┌──

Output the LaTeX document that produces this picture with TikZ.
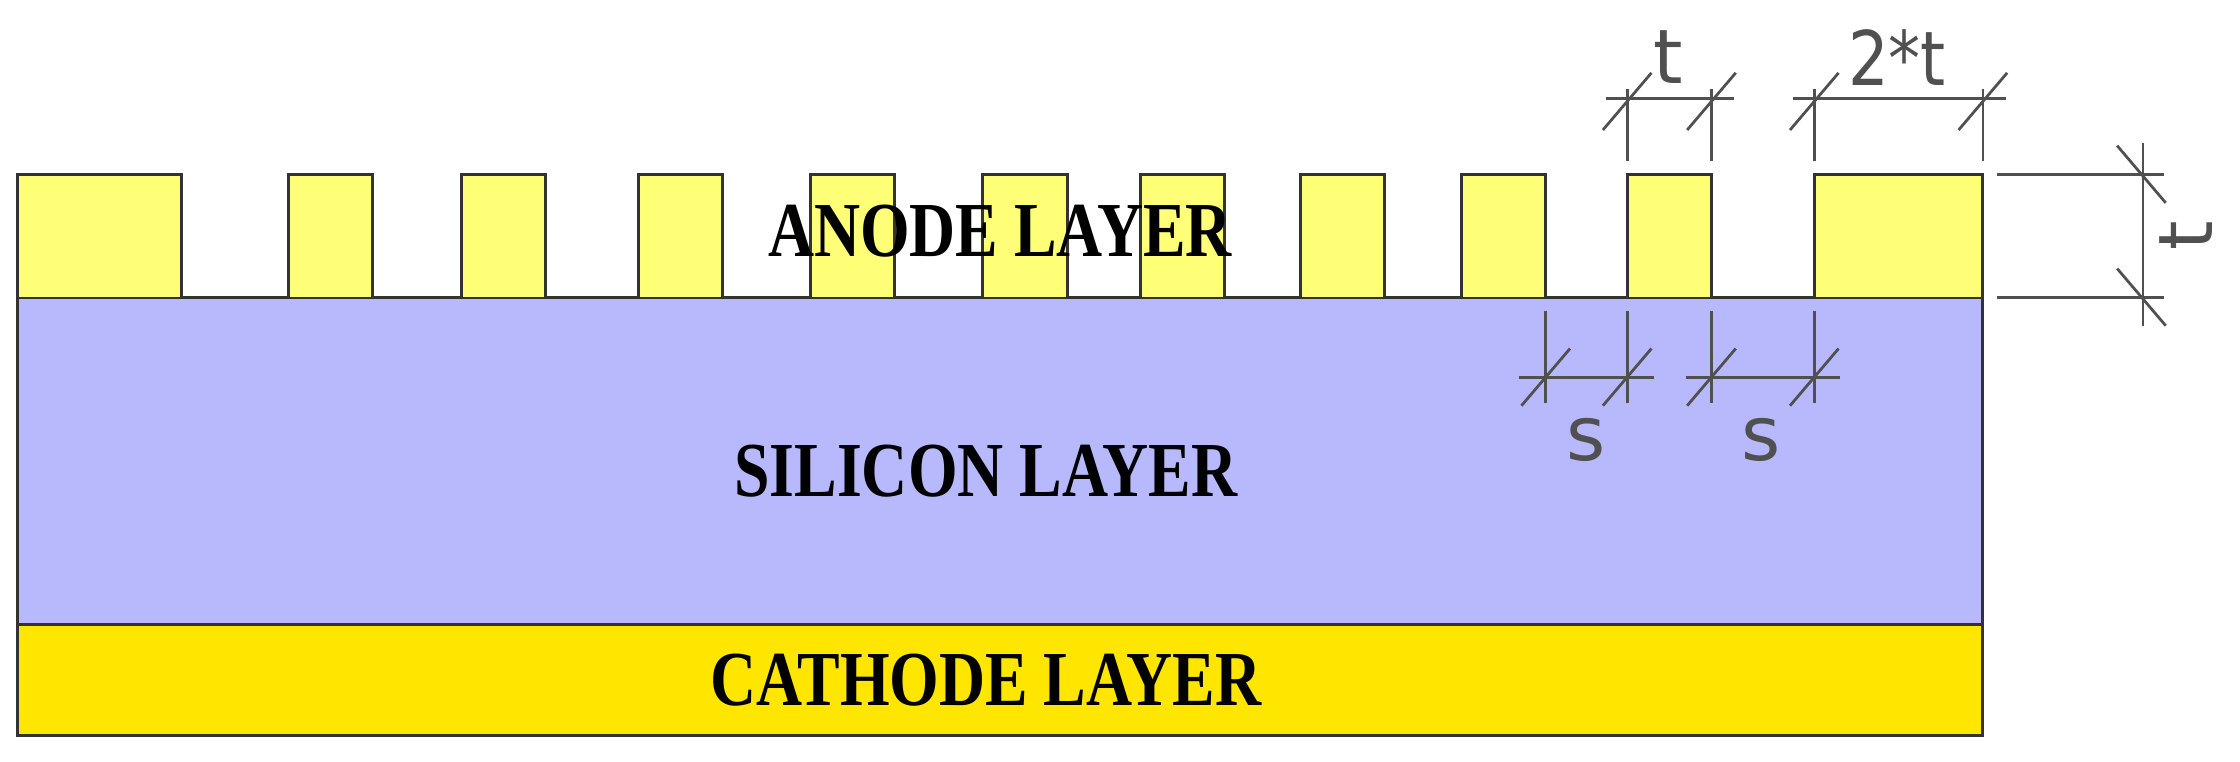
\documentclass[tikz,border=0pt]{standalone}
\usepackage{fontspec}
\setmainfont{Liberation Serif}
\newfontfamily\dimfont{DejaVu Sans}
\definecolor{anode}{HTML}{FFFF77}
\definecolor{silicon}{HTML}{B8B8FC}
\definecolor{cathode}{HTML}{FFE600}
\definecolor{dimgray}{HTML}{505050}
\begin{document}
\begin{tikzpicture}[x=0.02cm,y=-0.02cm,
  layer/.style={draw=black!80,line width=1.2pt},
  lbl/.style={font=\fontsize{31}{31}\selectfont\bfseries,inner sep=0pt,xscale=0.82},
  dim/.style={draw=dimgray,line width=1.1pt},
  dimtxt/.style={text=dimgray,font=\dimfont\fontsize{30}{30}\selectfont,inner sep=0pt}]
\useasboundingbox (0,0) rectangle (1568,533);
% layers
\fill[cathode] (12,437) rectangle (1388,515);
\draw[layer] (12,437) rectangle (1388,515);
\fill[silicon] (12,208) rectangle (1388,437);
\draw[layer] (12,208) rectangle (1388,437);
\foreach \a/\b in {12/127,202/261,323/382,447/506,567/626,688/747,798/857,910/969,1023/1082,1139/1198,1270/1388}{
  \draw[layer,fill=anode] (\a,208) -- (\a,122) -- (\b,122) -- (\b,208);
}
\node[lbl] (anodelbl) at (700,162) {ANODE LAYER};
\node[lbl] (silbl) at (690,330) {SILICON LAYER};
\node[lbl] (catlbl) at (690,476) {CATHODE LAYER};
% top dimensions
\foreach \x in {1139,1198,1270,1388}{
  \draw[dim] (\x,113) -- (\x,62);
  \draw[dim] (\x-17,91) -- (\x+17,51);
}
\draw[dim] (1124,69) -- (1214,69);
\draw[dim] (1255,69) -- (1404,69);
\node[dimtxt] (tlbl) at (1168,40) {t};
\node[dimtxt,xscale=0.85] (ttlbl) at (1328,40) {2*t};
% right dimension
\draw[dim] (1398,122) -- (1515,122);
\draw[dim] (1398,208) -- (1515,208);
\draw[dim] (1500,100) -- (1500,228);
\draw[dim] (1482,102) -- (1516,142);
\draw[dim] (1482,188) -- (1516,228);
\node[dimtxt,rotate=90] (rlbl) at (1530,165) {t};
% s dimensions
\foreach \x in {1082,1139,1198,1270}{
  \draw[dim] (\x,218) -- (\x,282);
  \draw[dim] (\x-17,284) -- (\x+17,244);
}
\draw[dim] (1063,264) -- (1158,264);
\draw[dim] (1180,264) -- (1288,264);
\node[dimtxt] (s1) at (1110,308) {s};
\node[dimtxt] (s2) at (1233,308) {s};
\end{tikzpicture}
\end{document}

└──
┌──

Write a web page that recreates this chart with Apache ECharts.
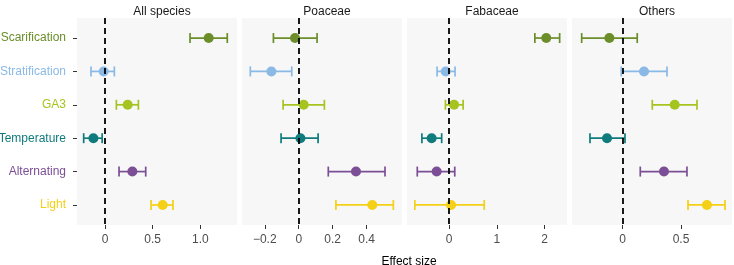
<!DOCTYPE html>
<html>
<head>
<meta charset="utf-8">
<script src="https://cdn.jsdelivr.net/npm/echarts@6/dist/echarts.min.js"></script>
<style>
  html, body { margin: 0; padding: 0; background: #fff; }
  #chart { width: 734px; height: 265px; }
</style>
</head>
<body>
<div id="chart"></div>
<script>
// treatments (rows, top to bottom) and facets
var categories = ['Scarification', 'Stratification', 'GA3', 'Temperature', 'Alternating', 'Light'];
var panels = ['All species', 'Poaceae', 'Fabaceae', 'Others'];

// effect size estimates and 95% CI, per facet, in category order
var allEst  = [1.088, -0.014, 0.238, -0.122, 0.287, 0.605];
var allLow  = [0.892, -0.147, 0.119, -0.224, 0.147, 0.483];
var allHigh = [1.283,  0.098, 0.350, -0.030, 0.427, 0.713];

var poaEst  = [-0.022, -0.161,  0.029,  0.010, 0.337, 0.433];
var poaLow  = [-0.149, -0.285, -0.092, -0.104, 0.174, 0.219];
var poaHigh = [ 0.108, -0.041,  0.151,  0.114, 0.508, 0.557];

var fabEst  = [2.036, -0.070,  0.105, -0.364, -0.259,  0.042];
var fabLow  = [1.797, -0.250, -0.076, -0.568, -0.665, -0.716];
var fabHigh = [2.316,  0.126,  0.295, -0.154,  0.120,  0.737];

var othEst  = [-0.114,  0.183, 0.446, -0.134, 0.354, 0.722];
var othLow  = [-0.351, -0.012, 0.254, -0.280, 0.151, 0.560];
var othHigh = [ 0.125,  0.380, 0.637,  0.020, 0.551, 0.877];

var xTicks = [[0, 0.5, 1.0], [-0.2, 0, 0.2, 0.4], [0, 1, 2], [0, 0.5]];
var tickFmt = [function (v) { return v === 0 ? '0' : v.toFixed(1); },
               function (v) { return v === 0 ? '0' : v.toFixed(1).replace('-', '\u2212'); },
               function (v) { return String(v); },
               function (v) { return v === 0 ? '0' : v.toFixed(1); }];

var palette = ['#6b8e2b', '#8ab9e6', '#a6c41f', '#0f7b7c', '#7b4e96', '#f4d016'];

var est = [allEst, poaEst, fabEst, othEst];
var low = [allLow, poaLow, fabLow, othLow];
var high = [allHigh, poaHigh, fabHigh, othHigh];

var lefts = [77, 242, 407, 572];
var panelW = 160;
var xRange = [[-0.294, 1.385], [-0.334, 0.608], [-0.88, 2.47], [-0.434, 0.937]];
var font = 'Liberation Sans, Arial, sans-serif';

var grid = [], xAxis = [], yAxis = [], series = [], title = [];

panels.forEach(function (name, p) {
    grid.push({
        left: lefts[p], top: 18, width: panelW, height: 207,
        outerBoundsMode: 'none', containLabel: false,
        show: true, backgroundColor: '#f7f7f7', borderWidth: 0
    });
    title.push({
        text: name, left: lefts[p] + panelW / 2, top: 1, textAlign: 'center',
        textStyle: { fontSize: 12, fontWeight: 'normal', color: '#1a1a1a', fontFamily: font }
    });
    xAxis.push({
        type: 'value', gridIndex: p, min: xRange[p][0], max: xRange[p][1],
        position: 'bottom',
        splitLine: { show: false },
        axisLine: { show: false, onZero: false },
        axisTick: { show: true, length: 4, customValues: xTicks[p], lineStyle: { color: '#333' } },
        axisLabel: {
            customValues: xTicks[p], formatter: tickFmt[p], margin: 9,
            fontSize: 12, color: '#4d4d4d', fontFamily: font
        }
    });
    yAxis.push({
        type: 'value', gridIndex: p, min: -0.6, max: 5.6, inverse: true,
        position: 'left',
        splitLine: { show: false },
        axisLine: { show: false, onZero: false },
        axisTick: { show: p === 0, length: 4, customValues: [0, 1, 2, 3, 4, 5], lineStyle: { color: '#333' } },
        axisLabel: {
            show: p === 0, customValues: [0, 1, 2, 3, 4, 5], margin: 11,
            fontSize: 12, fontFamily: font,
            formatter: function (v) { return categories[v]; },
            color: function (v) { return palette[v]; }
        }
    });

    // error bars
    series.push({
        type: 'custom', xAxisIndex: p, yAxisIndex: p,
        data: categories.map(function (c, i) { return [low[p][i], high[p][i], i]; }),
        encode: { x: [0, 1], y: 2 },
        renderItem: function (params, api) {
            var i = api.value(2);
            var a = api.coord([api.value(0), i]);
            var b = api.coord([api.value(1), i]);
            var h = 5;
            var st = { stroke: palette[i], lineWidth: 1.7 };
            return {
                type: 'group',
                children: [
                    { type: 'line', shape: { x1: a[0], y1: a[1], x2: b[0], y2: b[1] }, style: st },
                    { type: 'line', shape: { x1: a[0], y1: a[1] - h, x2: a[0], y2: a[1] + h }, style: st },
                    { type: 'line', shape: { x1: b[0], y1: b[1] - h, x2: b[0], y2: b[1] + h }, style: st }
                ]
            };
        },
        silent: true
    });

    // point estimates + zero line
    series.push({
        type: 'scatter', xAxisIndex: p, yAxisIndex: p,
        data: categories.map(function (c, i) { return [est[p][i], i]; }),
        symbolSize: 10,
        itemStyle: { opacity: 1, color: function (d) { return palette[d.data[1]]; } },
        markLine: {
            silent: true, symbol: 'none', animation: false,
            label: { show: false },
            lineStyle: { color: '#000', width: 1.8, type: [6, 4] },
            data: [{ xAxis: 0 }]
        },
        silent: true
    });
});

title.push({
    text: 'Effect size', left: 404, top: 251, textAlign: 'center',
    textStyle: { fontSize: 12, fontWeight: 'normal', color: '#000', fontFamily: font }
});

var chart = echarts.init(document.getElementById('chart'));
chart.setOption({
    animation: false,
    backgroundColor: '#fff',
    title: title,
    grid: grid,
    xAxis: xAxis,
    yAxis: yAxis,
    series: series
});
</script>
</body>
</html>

└──
┌──

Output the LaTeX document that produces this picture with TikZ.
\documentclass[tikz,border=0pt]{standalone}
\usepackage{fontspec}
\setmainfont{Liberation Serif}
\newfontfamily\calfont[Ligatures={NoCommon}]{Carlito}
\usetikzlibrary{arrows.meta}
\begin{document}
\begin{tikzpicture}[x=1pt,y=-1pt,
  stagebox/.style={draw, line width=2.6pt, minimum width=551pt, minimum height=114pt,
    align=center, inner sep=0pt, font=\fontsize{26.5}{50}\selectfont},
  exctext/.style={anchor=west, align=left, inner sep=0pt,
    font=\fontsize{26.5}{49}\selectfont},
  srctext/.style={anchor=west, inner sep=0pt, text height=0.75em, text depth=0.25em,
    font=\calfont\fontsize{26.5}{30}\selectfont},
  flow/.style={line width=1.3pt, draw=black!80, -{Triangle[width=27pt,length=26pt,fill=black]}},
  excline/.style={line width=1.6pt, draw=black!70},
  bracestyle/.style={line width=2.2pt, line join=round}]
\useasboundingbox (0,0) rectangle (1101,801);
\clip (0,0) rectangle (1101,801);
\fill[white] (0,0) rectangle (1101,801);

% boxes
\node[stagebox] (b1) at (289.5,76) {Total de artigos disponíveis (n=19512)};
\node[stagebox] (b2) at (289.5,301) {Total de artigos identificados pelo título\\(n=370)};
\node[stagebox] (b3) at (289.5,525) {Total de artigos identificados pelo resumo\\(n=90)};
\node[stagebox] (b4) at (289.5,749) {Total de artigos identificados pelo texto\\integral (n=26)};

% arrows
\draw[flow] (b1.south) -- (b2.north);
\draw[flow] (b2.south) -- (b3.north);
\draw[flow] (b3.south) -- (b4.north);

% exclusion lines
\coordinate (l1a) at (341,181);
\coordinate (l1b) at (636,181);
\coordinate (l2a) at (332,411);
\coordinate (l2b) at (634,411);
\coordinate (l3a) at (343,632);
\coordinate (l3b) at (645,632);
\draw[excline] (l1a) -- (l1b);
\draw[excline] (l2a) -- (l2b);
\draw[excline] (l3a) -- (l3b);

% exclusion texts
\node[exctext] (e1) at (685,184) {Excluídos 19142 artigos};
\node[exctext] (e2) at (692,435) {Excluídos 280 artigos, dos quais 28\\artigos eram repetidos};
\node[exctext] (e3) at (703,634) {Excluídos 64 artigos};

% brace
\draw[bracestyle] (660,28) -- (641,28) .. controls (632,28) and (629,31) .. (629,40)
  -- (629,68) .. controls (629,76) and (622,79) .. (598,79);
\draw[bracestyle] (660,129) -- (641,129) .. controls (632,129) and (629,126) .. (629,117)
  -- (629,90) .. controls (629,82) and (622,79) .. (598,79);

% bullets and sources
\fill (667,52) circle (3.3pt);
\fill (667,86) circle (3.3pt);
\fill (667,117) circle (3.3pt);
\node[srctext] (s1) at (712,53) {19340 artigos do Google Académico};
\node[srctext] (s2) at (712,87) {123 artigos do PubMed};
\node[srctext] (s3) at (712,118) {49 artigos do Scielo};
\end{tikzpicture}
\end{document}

└──

TASK TO CARRY OUT >> Above are some entries. Restate word for word the lines from the one holding "Write a web" through the one holding "var panels = ['All", but not the pictures.

WRITTEN SOLUTION >>
Write a web page that recreates this chart with Apache ECharts.
<!DOCTYPE html>
<html>
<head>
<meta charset="utf-8">
<script src="https://cdn.jsdelivr.net/npm/echarts@6/dist/echarts.min.js"></script>
<style>
  html, body { margin: 0; padding: 0; background: #fff; }
  #chart { width: 734px; height: 265px; }
</style>
</head>
<body>
<div id="chart"></div>
<script>
// treatments (rows, top to bottom) and facets
var categories = ['Scarification', 'Stratification', 'GA3', 'Temperature', 'Alternating', 'Light'];
var panels = ['All species', 'Poaceae', 'Fabaceae', 'Others'];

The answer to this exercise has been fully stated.